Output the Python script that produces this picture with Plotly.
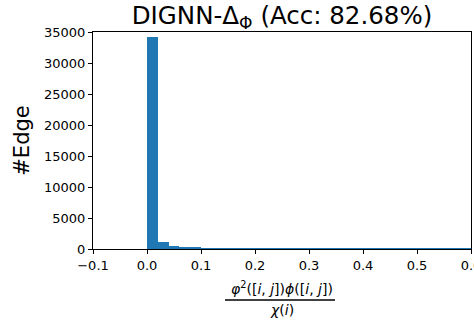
import plotly.graph_objects as go

# Histogram bins (left edges, width 0.02) and counts
bin_left = [0.00, 0.02, 0.04, 0.06, 0.08, 0.10, 0.12, 0.14, 0.16, 0.18,
            0.20, 0.22, 0.24, 0.26, 0.28, 0.30, 0.32, 0.34, 0.36, 0.38,
            0.40, 0.42, 0.44, 0.46, 0.48, 0.50, 0.52, 0.54, 0.56, 0.58]
bin_width = 0.02
counts = [34150, 1050, 440, 230, 230, 70, 60, 50, 45, 40,
          40, 35, 30, 30, 25, 25, 25, 20, 20, 20,
          20, 15, 15, 15, 15, 15, 10, 10, 10, 10]

x_ticks = [-0.1, 0.0, 0.1, 0.2, 0.3, 0.4, 0.5, 0.6]
x_ticktext = ["\u22120.1", "0.0", "0.1", "0.2", "0.3", "0.4", "0.5", "0.6"]
y_ticks = [0, 5000, 10000, 15000, 20000, 25000, 30000, 35000]

title_text = "DIGNN-\u0394<sub>\u03a6</sub> (Acc: 82.68%)"
ylabel = "#Edge"
num_text = "<i>\u03c6</i><sup>2</sup>([<i>i</i>, <i>j</i>])<i>\u03d5</i>([<i>i</i>, <i>j</i>])"
den_text = "<i>\u03c7</i>(<i>i</i>)"

FONT = "DejaVu Sans"
centers = [b + bin_width / 2 for b in bin_left]

fig = go.Figure(go.Bar(
    x=centers, y=counts, width=[bin_width] * len(counts),
    marker=dict(color="#1f77b4", line=dict(width=0)),
))

fig.update_layout(
    width=474, height=322,
    margin=dict(l=93, r=3, t=32, b=73, autoexpand=False),
    paper_bgcolor="white", plot_bgcolor="white",
    font=dict(family=FONT, size=13, color="black"),
    showlegend=False,
    bargap=0,
    title=dict(text=title_text, x=(93 + 378 / 2) / 474, xanchor="center",
               y=1 - 15 / 322, yanchor="middle", yref="container",
               font=dict(family=FONT, size=24.5, color="black")),
    xaxis=dict(range=[-0.1, 0.6], tickmode="array", tickvals=x_ticks, ticktext=x_ticktext,
               showgrid=False, zeroline=False, showline=True, linecolor="black", linewidth=1,
               mirror=True, ticks="outside", ticklen=4, tickwidth=1, tickcolor="black",
               ticklabeloverflow="allow", automargin=False,
               tickfont=dict(family=FONT, size=13, color="black")),
    yaxis=dict(range=[0, 35000], tickmode="array", tickvals=y_ticks,
               ticktext=[str(v) for v in y_ticks], automargin=False,
               showgrid=False, zeroline=False, showline=True, linecolor="black", linewidth=1,
               mirror=True, ticks="outside", ticklen=4, tickwidth=1, tickcolor="black",
               tickfont=dict(family=FONT, size=13, color="black"),
               title=dict(text=ylabel, font=dict(family=FONT, size=21, color="black"), standoff=8)),
    annotations=[
        dict(text=num_text, xref="paper", yref="paper", x=0.5, y=0, xanchor="center",
             yanchor="middle", yshift=-39, showarrow=False,
             font=dict(family=FONT, size=14, color="black")),
        dict(text=den_text, xref="paper", yref="paper", x=0.5, y=0, xanchor="center",
             yanchor="middle", yshift=-61, showarrow=False,
             font=dict(family=FONT, size=14, color="black")),
    ],
    shapes=[dict(type="line", xref="paper", yref="paper",
                 x0=(225 - 93) / 378, x1=(335 - 93) / 378,
                 y0=-51 / 217, y1=-51 / 217, line=dict(color="black", width=1.3))],
)

fig.write_html("out.html")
+ + + + + + +
Problem statement
Return the material line for line, from its beginning to the line that contains "import plotly.graph_objects as go", with the pictures left out.

Finished exercise
Output the Python script that produces this picture with Plotly.
import plotly.graph_objects as go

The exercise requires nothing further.